4.1 OBJ to CFD Converter

This was implemented to provide a quick and easy means to display an existing model as a final rendered still. The converter simply takes an existing OBJ file, which can be exported from most of the popular modelling software.

Using the OBJ file as a data source, it loops through the file token by token looking for the ‘v’ token. Before this loop, the header information for the CFD file must be written, which is the token ‘f’ for frame, followed by the frame number which is hard coded to ‘1’ as this is a single frame, and then followed by the number of particles. The number of particles is achieved by looping through the OBJ file completely, counting the number of occurrences of the ‘v’ token. During the second loop of the file, when getting vertex positional data, the program looks for the ‘v’ token, and writes the following 3 numbers to the CFD file, as these are the x, y and z co-ordinates of a model vertex. After it has done this for every vertex in the OBJ file, it ends by writing ‘e 0’ at the end of the CFD file to signify the end of the file.

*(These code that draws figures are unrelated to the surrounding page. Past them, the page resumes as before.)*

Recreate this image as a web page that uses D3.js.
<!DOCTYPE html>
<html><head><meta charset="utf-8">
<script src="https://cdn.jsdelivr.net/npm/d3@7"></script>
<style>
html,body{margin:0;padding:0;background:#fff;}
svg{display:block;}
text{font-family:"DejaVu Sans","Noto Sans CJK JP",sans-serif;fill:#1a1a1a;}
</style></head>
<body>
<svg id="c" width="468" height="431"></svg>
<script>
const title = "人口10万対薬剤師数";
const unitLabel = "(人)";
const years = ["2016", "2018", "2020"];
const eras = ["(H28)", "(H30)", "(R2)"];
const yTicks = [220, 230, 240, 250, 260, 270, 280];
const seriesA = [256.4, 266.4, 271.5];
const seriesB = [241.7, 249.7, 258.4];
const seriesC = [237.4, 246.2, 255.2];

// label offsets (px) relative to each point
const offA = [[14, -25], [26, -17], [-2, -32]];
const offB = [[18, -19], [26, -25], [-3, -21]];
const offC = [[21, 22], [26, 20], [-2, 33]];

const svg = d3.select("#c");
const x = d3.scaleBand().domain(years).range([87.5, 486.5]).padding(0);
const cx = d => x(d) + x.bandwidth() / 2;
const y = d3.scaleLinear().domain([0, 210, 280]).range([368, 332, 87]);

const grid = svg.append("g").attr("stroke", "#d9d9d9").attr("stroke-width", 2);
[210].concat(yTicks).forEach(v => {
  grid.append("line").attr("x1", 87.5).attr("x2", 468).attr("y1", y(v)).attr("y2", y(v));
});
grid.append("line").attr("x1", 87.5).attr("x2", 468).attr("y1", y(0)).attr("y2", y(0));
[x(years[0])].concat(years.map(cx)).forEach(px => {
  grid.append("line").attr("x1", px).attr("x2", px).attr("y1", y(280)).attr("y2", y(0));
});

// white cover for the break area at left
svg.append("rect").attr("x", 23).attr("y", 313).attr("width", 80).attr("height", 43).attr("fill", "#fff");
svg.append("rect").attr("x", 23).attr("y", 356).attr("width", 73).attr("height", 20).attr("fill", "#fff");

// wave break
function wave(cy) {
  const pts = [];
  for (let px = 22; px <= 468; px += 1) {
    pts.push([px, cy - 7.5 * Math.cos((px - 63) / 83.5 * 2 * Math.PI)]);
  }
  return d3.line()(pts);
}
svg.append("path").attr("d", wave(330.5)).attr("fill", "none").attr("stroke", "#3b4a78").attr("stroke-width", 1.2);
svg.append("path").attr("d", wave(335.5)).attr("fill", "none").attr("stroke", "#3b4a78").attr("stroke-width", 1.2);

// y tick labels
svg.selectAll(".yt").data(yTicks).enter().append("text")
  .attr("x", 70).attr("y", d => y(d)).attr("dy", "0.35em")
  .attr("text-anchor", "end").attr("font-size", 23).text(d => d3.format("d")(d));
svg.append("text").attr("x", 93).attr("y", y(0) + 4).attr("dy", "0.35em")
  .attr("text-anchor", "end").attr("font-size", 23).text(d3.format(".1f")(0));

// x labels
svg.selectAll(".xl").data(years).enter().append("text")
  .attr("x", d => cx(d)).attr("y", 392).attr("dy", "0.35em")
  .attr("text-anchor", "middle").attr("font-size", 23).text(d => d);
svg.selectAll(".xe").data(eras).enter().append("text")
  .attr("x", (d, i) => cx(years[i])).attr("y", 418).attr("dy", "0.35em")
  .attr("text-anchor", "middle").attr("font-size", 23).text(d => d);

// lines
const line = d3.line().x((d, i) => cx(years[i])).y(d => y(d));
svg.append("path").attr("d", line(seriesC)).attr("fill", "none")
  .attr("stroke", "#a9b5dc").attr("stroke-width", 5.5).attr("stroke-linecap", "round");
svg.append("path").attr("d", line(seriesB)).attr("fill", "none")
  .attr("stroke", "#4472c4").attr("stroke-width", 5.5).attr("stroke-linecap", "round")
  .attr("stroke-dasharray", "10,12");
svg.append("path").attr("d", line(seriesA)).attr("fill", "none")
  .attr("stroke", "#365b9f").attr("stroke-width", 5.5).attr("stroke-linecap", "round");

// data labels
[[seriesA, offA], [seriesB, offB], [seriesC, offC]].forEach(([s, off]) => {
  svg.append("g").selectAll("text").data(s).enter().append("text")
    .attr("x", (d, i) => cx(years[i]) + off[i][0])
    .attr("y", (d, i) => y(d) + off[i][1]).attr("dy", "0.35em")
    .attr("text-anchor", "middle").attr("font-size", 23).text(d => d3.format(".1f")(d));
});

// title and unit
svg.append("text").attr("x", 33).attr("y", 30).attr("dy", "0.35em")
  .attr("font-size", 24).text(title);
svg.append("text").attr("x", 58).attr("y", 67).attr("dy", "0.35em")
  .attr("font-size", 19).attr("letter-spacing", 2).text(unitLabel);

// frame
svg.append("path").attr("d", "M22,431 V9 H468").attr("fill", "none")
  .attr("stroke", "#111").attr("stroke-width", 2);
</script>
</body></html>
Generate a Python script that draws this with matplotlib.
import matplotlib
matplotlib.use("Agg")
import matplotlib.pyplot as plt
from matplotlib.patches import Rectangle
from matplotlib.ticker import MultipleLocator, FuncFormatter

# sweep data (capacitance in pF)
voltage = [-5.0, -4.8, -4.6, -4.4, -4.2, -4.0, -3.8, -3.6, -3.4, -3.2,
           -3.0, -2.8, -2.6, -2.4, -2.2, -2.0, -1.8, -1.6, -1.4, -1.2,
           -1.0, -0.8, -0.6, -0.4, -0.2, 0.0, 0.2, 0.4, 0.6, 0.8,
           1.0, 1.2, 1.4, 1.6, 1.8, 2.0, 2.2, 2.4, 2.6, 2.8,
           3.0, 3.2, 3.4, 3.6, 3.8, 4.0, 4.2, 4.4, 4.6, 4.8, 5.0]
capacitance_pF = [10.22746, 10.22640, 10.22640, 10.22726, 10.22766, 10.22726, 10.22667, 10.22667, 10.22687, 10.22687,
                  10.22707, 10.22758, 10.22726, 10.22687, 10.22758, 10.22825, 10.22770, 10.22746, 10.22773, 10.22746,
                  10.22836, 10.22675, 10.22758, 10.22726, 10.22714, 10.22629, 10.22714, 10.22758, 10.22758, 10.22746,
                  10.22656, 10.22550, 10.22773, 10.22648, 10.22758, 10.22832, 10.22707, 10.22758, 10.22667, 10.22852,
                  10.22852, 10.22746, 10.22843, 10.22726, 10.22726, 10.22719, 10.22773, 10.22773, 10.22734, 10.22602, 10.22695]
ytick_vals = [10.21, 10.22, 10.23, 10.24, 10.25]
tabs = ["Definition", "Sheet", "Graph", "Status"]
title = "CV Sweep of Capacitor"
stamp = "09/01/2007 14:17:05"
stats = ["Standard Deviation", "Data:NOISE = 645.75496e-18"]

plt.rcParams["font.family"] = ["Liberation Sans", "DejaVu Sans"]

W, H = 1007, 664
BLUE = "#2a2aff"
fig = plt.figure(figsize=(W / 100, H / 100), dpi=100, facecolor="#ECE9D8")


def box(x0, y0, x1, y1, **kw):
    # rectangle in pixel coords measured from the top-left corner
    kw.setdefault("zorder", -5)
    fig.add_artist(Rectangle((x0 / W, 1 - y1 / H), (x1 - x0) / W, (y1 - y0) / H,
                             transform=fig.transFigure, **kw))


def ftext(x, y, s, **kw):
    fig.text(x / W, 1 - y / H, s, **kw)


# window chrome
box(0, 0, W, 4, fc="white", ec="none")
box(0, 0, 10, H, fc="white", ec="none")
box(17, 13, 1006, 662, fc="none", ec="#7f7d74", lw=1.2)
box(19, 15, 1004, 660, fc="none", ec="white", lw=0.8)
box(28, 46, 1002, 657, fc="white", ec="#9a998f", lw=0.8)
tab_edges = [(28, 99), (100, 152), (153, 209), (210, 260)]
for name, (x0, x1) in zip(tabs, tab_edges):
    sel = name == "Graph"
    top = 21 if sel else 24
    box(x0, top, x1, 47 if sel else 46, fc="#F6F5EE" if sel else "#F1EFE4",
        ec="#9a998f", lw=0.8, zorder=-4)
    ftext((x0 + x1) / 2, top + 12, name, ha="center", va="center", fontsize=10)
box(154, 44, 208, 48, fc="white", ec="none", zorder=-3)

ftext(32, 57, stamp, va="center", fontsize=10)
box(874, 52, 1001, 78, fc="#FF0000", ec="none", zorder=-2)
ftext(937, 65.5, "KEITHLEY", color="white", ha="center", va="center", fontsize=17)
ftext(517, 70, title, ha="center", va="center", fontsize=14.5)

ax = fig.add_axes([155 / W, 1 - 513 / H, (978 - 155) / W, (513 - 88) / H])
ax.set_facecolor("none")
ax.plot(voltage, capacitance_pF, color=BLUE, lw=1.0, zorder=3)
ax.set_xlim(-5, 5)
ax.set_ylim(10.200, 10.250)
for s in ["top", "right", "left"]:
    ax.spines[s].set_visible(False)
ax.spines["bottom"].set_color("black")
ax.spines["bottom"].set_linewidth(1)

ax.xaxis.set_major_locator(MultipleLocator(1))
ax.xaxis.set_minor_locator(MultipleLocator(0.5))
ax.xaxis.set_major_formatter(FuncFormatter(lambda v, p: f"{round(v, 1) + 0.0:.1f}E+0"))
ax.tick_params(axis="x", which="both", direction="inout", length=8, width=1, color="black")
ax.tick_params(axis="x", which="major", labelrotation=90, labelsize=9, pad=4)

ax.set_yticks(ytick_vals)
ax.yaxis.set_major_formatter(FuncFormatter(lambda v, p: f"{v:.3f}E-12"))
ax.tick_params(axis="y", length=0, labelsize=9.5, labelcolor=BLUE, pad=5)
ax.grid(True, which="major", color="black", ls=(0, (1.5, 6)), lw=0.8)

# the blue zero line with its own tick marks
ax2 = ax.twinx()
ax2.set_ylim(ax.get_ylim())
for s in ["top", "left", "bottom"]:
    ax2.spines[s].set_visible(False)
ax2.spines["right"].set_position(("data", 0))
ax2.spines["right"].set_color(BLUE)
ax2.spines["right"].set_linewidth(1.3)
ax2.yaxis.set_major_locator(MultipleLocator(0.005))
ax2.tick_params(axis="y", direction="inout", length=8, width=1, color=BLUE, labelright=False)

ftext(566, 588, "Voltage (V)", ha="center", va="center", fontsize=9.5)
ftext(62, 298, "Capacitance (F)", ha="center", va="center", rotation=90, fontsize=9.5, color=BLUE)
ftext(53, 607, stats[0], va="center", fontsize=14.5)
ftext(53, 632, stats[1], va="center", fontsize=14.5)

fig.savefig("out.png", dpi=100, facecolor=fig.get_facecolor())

This produces a valid single frame CFD file, which can then be used in the CFD to RIB converter to produce a renderable RIB file to be used in conjunction with the desired shader.

4.2 OBJ Importer

The code behind this is very similar to the OBJ to CFD Converter. It too gets the vertex information from existing models, but this code is written into the fluid dynamic program. Once the data is found, rather than writing it out to CFD file, the information is stored in a particle array. This particle array was originally hard coded to provide blocks of particles to be used in test simulations. The OBJ Importer provides an alternative means of getting an initial set of particles, and was introduced into the program as a means to create a tool to ‘melt’ a model. As it stands right now the vertices are all that are put in, and this creates a hollow set of points. Being hollow, there are more faces that are adjacent to air faces, and this leads to slightly inaccurate behaviour for the desired effect. In future versions of this software it is planned to write a program to ‘fill’ the hollow set of particles by linear interpolation between the existing vertices.